Given task:
Return the listing word for word, as given.

Recorded information:
##########

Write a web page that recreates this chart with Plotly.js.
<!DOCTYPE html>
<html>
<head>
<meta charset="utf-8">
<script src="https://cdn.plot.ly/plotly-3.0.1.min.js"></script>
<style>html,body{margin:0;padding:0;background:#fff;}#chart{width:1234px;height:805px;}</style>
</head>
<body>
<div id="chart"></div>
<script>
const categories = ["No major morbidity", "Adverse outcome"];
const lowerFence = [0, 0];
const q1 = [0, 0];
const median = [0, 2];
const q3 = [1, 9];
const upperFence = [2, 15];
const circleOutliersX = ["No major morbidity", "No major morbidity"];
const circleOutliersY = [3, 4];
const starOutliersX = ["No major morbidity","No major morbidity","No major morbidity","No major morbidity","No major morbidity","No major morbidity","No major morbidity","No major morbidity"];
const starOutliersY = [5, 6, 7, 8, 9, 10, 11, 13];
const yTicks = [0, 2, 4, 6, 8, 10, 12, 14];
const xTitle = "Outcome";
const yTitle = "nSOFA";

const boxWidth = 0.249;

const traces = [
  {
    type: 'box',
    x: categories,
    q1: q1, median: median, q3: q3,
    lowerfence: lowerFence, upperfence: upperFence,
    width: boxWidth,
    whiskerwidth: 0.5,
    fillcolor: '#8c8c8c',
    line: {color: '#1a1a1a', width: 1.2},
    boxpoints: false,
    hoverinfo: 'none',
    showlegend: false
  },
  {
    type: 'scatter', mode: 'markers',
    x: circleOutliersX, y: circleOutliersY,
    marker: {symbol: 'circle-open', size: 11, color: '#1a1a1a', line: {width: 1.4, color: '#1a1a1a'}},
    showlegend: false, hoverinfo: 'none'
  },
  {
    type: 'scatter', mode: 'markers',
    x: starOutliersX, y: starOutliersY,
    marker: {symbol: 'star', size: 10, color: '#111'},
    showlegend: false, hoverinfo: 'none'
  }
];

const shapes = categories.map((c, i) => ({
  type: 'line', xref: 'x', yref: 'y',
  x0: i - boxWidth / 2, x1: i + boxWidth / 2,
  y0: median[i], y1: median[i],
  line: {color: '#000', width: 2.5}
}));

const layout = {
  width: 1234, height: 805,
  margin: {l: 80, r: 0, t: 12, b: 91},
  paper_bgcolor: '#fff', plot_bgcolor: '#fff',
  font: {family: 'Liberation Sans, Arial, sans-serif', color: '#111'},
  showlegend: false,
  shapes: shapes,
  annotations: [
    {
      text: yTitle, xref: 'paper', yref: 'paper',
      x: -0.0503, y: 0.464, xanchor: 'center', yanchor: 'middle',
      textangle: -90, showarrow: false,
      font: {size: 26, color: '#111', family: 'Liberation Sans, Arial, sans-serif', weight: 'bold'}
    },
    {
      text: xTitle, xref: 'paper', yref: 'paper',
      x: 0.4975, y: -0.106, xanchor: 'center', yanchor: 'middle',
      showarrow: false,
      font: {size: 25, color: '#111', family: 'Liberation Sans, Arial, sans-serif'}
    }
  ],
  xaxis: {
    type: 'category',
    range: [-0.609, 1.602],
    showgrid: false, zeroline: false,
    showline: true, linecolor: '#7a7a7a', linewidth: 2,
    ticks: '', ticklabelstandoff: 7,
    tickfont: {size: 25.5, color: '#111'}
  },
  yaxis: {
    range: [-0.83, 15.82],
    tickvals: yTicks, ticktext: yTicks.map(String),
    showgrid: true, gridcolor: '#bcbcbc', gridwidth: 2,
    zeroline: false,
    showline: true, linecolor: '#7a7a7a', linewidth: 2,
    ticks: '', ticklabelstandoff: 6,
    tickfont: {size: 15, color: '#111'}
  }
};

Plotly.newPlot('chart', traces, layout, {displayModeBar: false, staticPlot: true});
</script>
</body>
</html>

##########

Result of this task:
Write a web page that recreates this chart with Plotly.js.
<!DOCTYPE html>
<html>
<head>
<meta charset="utf-8">
<script src="https://cdn.plot.ly/plotly-3.0.1.min.js"></script>
<style>html,body{margin:0;padding:0;background:#fff;}#chart{width:1234px;height:805px;}</style>
</head>
<body>
<div id="chart"></div>
<script>
const categories = ["No major morbidity", "Adverse outcome"];
const lowerFence = [0, 0];
const q1 = [0, 0];
const median = [0, 2];
const q3 = [1, 9];
const upperFence = [2, 15];
const circleOutliersX = ["No major morbidity", "No major morbidity"];
const circleOutliersY = [3, 4];
const starOutliersX = ["No major morbidity","No major morbidity","No major morbidity","No major morbidity","No major morbidity","No major morbidity","No major morbidity","No major morbidity"];
const starOutliersY = [5, 6, 7, 8, 9, 10, 11, 13];
const yTicks = [0, 2, 4, 6, 8, 10, 12, 14];
const xTitle = "Outcome";
const yTitle = "nSOFA";

const boxWidth = 0.249;

const traces = [
  {
    type: 'box',
    x: categories,
    q1: q1, median: median, q3: q3,
    lowerfence: lowerFence, upperfence: upperFence,
    width: boxWidth,
    whiskerwidth: 0.5,
    fillcolor: '#8c8c8c',
    line: {color: '#1a1a1a', width: 1.2},
    boxpoints: false,
    hoverinfo: 'none',
    showlegend: false
  },
  {
    type: 'scatter', mode: 'markers',
    x: circleOutliersX, y: circleOutliersY,
    marker: {symbol: 'circle-open', size: 11, color: '#1a1a1a', line: {width: 1.4, color: '#1a1a1a'}},
    showlegend: false, hoverinfo: 'none'
  },
  {
    type: 'scatter', mode: 'markers',
    x: starOutliersX, y: starOutliersY,
    marker: {symbol: 'star', size: 10, color: '#111'},
    showlegend: false, hoverinfo: 'none'
  }
];

const shapes = categories.map((c, i) => ({
  type: 'line', xref: 'x', yref: 'y',
  x0: i - boxWidth / 2, x1: i + boxWidth / 2,
  y0: median[i], y1: median[i],
  line: {color: '#000', width: 2.5}
}));

const layout = {
  width: 1234, height: 805,
  margin: {l: 80, r: 0, t: 12, b: 91},
  paper_bgcolor: '#fff', plot_bgcolor: '#fff',
  font: {family: 'Liberation Sans, Arial, sans-serif', color: '#111'},
  showlegend: false,
  shapes: shapes,
  annotations: [
    {
      text: yTitle, xref: 'paper', yref: 'paper',
      x: -0.0503, y: 0.464, xanchor: 'center', yanchor: 'middle',
      textangle: -90, showarrow: false,
      font: {size: 26, color: '#111', family: 'Liberation Sans, Arial, sans-serif', weight: 'bold'}
    },
    {
      text: xTitle, xref: 'paper', yref: 'paper',
      x: 0.4975, y: -0.106, xanchor: 'center', yanchor: 'middle',
      showarrow: false,
      font: {size: 25, color: '#111', family: 'Liberation Sans, Arial, sans-serif'}
    }
  ],
  xaxis: {
    type: 'category',
    range: [-0.609, 1.602],
    showgrid: false, zeroline: false,
    showline: true, linecolor: '#7a7a7a', linewidth: 2,
    ticks: '', ticklabelstandoff: 7,
    tickfont: {size: 25.5, color: '#111'}
  },
  yaxis: {
    range: [-0.83, 15.82],
    tickvals: yTicks, ticktext: yTicks.map(String),
    showgrid: true, gridcolor: '#bcbcbc', gridwidth: 2,
    zeroline: false,
    showline: true, linecolor: '#7a7a7a', linewidth: 2,
    ticks: '', ticklabelstandoff: 6,
    tickfont: {size: 15, color: '#111'}
  }
};

Plotly.newPlot('chart', traces, layout, {displayModeBar: false, staticPlot: true});
</script>
</body>
</html>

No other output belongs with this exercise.